Collected material:

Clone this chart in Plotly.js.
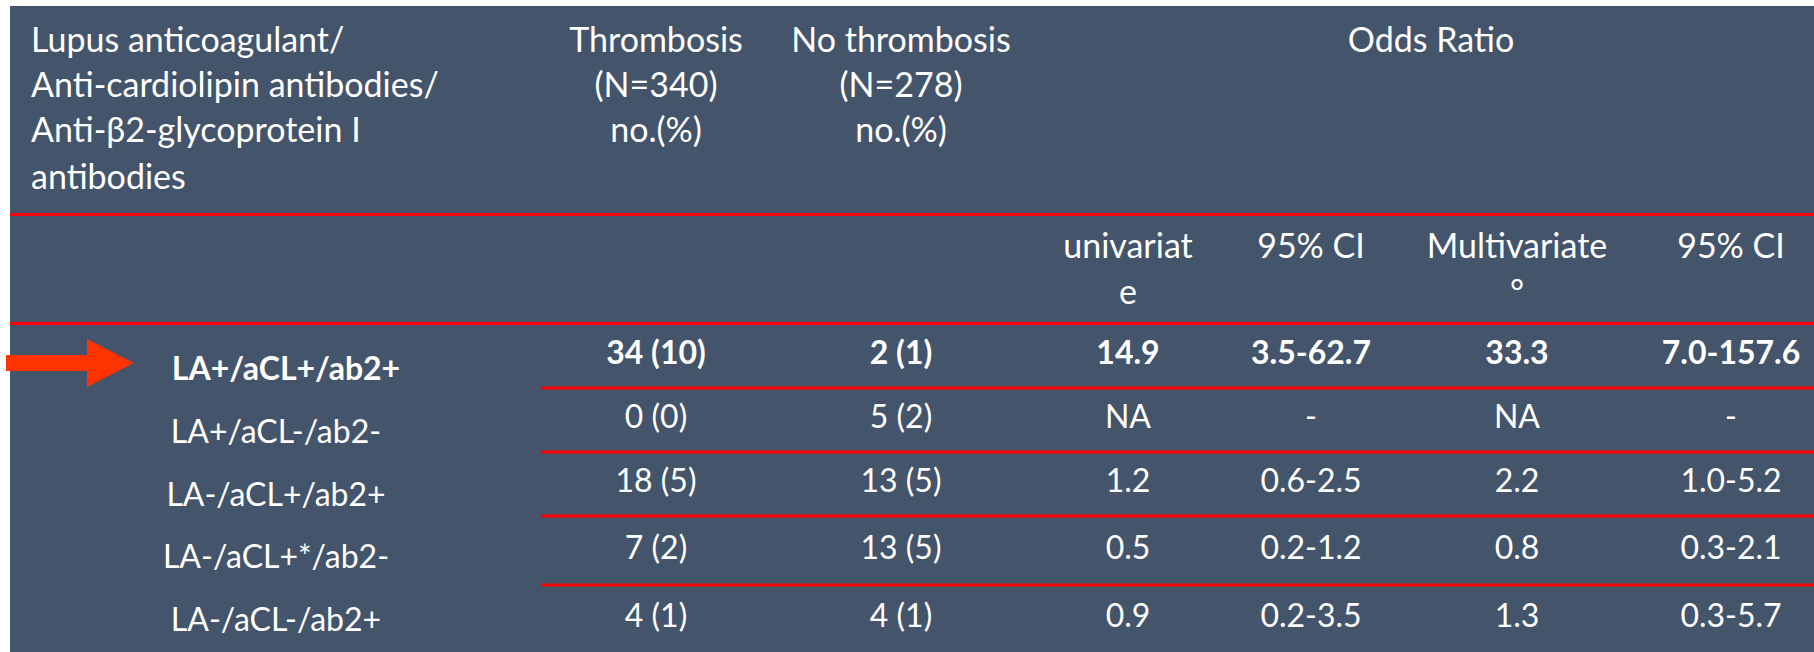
<!DOCTYPE html>
<html>
<head>
<meta charset="utf-8">
<script src="https://cdn.plot.ly/plotly-3.0.1.min.js"></script>
<style>html,body{margin:0;padding:0;background:#fff;}#chart{width:1814px;height:652px;}</style>
</head>
<body>
<div id="chart"></div>
<script>
// ---------- DATA ----------
const groups = ['LA+/aCL+/ab2+', 'LA+/aCL-/ab2-', 'LA-/aCL+/ab2+', 'LA-/aCL+*/ab2-', 'LA-/aCL-/ab2+'];
const thrombosis = ['34 (10)', '0 (0)', '18 (5)', '7 (2)', '4 (1)'];
const noThrombosis = ['2 (1)', '5 (2)', '13 (5)', '13 (5)', '4 (1)'];
const orUnivariate = ['14.9', 'NA', '1.2', '0.5', '0.9'];
const ciUnivariate = ['3.5-62.7', '-', '0.6-2.5', '0.2-1.2', '0.2-3.5'];
const orMultivariate = ['33.3', 'NA', '2.2', '0.8', '1.3'];
const ciMultivariate = ['7.0-157.6', '-', '1.0-5.2', '0.3-2.1', '0.3-5.7'];
const highlightedRow = 0;

const rowHeader = ['Lupus anticoagulant/', 'Anti-cardiolipin antibodies/', 'Anti-\u03B22-glycoprotein I', 'antibodies'];
const countHeaders = [['Thrombosis', '(N=340)', 'no.(%)'], ['No thrombosis', '(N=278)', 'no.(%)']];
const groupHeader = 'Odds Ratio';
const orHeaders = [['univariat', 'e'], ['95% CI'], ['Multivariate', '\u00B0'], ['95% CI']];

// ---------- LAYOUT CONSTANTS (pixel-like units) ----------
const W = 1814, H = 652;
const panel = {x0: 10, y0: 6, x1: 1814, y1: 652};
const BG = '#44546A', RED = '#FF0000', ARROW = '#FF3300', FG = '#FFFFFF';
const FONT = 'Lato, "Open Sans", sans-serif';
const FS_HEAD = 34;
const FS_BODY = 32;
const labelX = 276;
const highlightLabelDX = 10;
const headerLeftX = 31;
const countX = [656, 901];
const orX = [1128, 1311, 1517, 1731];
const groupHeaderX = 1431;
const headerLineY = [43, 88, 133, 180];
const subHeaderLineY = [249, 295];
const headerRuleY = 214.5;
const rowLines = [323.5, 388, 452, 516, 585, 652];
const labelY = [372, 435, 498, 560, 623];
const rowLineStartX = 541;

const rowCenters = rowLines.slice(0, -1).map((v, i) => (v + rowLines[i + 1]) / 2);
const fmt = (arr) => arr.map((t, i) => i === highlightedRow ? '<b>' + t + '</b>' : t);

const traces = [];
function textTrace(xs, ys, texts, size, pos) {
  traces.push({
    type: 'scatter', mode: 'text', x: xs, y: ys, text: texts,
    textposition: pos || 'middle center',
    textfont: {family: FONT, size: size, color: FG},
    hoverinfo: 'skip', showlegend: false, cliponaxis: false
  });
}

// top-left header (left aligned)
textTrace(rowHeader.map(() => headerLeftX), rowHeader.map((_, i) => headerLineY[i]), rowHeader, FS_HEAD, 'middle right');
// count headers
countHeaders.forEach((lines, c) => textTrace(lines.map(() => countX[c]), lines.map((_, i) => headerLineY[i]), lines, FS_HEAD));
// group header
textTrace([groupHeaderX], [headerLineY[0]], [groupHeader], FS_HEAD);
// OR sub headers
orHeaders.forEach((lines, c) => textTrace(lines.map(() => orX[c]), lines.map((_, i) => subHeaderLineY[i]), lines, FS_HEAD));

// row labels
textTrace(groups.map((_, i) => labelX + (i === highlightedRow ? highlightLabelDX : 0)), labelY, fmt(groups), FS_BODY);
// data columns
[thrombosis, noThrombosis].forEach((col, c) => textTrace(col.map(() => countX[c]), rowCenters, fmt(col), FS_BODY));
[orUnivariate, ciUnivariate, orMultivariate, ciMultivariate].forEach((col, c) => textTrace(col.map(() => orX[c]), rowCenters, fmt(col), FS_BODY));

// ---------- SHAPES ----------
const shapes = [];
shapes.push({type: 'rect', xref: 'x', yref: 'y', x0: panel.x0, x1: panel.x1, y0: panel.y0, y1: panel.y1,
  fillcolor: BG, line: {width: 0}, layer: 'below'});
// full-width header rules
[headerRuleY, rowLines[0]].forEach(y => shapes.push({type: 'line', xref: 'x', yref: 'y', x0: panel.x0, x1: panel.x1, y0: y, y1: y,
  line: {color: RED, width: 3}, layer: 'below'}));
// row separators
rowLines.slice(1, -1).forEach(y => shapes.push({type: 'line', xref: 'x', yref: 'y', x0: rowLineStartX, x1: panel.x1, y0: y, y1: y,
  line: {color: RED, width: 3}, layer: 'below'}));
// arrow pointing at highlighted row
const ay = 363;
shapes.push({type: 'path', xref: 'x', yref: 'y',
  path: `M 6 ${ay - 8} L 87 ${ay - 8} L 87 ${ay - 24} L 134 ${ay} L 87 ${ay + 24} L 87 ${ay + 8} L 6 ${ay + 8} Z`,
  fillcolor: ARROW, line: {width: 0}, layer: 'below'});

const layout = {
  width: W, height: H,
  margin: {l: 0, r: 0, t: 0, b: 0, pad: 0},
  paper_bgcolor: '#FFFFFF', plot_bgcolor: '#FFFFFF',
  xaxis: {range: [0, W], visible: false, fixedrange: true},
  yaxis: {range: [H, 0], visible: false, fixedrange: true},
  shapes: shapes,
  showlegend: false,
  hovermode: false,
  font: {family: FONT, color: FG}
};

Plotly.newPlot('chart', traces, layout, {staticPlot: true, displayModeBar: false});
</script>
</body>
</html>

Task instructions: Print, exactly as written, the lines above from the first one to the one containing "const orHeaders = [['univariat', 'e'], ['95%". Leave out pictures.

Exercise solution:
Clone this chart in Plotly.js.
<!DOCTYPE html>
<html>
<head>
<meta charset="utf-8">
<script src="https://cdn.plot.ly/plotly-3.0.1.min.js"></script>
<style>html,body{margin:0;padding:0;background:#fff;}#chart{width:1814px;height:652px;}</style>
</head>
<body>
<div id="chart"></div>
<script>
// ---------- DATA ----------
const groups = ['LA+/aCL+/ab2+', 'LA+/aCL-/ab2-', 'LA-/aCL+/ab2+', 'LA-/aCL+*/ab2-', 'LA-/aCL-/ab2+'];
const thrombosis = ['34 (10)', '0 (0)', '18 (5)', '7 (2)', '4 (1)'];
const noThrombosis = ['2 (1)', '5 (2)', '13 (5)', '13 (5)', '4 (1)'];
const orUnivariate = ['14.9', 'NA', '1.2', '0.5', '0.9'];
const ciUnivariate = ['3.5-62.7', '-', '0.6-2.5', '0.2-1.2', '0.2-3.5'];
const orMultivariate = ['33.3', 'NA', '2.2', '0.8', '1.3'];
const ciMultivariate = ['7.0-157.6', '-', '1.0-5.2', '0.3-2.1', '0.3-5.7'];
const highlightedRow = 0;

const rowHeader = ['Lupus anticoagulant/', 'Anti-cardiolipin antibodies/', 'Anti-\u03B22-glycoprotein I', 'antibodies'];
const countHeaders = [['Thrombosis', '(N=340)', 'no.(%)'], ['No thrombosis', '(N=278)', 'no.(%)']];
const groupHeader = 'Odds Ratio';
const orHeaders = [['univariat', 'e'], ['95% CI'], ['Multivariate', '\u00B0'], ['95% CI']];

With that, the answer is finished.